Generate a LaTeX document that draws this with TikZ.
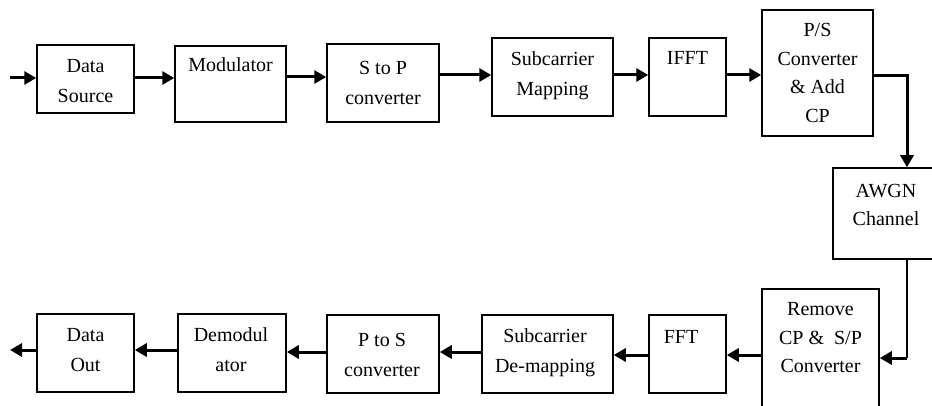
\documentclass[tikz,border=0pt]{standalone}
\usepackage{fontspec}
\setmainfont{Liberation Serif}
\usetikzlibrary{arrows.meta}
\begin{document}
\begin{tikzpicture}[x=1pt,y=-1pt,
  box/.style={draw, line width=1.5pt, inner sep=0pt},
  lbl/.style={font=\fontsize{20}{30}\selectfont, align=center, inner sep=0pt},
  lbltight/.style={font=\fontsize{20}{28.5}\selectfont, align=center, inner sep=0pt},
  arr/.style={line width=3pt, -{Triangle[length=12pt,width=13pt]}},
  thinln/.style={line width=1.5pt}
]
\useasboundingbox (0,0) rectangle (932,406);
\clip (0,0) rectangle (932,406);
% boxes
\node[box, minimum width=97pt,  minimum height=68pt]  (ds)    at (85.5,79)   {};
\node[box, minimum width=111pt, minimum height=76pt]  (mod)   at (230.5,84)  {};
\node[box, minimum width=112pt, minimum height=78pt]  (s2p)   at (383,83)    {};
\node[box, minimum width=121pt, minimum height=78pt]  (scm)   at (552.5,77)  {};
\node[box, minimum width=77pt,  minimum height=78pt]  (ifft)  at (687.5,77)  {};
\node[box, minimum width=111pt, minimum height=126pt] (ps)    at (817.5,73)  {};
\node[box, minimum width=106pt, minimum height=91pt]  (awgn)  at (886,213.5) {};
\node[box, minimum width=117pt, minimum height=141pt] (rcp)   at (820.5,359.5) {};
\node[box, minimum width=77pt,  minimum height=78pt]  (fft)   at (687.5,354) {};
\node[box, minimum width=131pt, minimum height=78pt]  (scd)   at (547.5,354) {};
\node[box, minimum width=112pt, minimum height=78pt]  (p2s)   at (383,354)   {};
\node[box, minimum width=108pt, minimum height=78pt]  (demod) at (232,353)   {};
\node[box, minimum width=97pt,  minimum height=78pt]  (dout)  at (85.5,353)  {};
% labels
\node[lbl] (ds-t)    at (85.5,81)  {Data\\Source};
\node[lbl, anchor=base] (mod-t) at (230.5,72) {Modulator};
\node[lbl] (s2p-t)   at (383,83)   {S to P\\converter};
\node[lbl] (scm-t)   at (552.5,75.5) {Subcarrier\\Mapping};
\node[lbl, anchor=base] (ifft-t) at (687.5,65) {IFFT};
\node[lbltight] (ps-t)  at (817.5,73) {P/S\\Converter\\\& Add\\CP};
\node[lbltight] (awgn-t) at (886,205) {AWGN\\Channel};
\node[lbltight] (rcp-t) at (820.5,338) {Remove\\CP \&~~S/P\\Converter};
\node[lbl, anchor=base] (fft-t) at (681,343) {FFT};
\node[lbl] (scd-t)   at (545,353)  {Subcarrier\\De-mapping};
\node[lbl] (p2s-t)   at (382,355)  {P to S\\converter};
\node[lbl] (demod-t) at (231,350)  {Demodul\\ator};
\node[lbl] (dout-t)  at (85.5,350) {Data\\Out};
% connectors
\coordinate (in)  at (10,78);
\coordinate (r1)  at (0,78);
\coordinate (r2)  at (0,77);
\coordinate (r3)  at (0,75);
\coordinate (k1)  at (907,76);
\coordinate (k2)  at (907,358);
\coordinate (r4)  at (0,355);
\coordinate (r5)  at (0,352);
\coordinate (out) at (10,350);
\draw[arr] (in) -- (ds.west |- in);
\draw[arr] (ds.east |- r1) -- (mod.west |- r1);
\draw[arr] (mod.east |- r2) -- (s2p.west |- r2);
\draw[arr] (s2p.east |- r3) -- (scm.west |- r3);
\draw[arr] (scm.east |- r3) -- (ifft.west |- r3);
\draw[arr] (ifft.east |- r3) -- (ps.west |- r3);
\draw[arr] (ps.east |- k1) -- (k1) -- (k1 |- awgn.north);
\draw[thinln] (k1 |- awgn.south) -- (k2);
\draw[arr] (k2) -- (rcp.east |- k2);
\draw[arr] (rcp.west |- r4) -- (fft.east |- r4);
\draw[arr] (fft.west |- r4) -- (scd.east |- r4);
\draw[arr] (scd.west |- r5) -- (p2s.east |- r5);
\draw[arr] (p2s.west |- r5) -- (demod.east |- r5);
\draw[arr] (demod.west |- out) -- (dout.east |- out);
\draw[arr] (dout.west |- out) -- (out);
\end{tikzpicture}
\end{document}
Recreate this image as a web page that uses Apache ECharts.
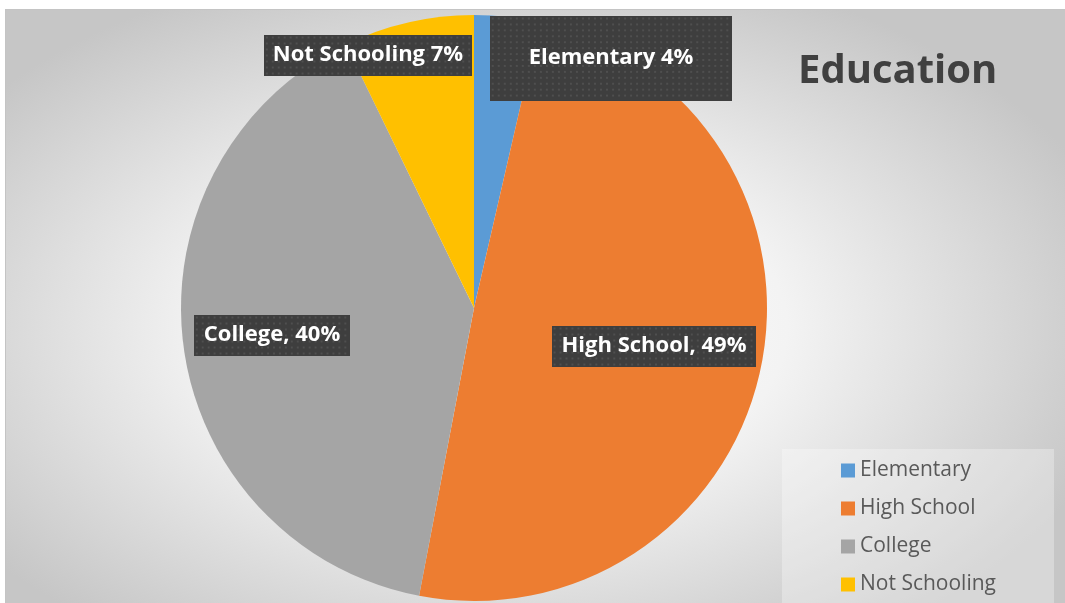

################

Above are the records. Copy every line in them holding "that".

→ **RESULT FOR THIS EXERCISE**
Generate a LaTeX document that draws this with TikZ.
Recreate this image as a web page that uses Apache ECharts.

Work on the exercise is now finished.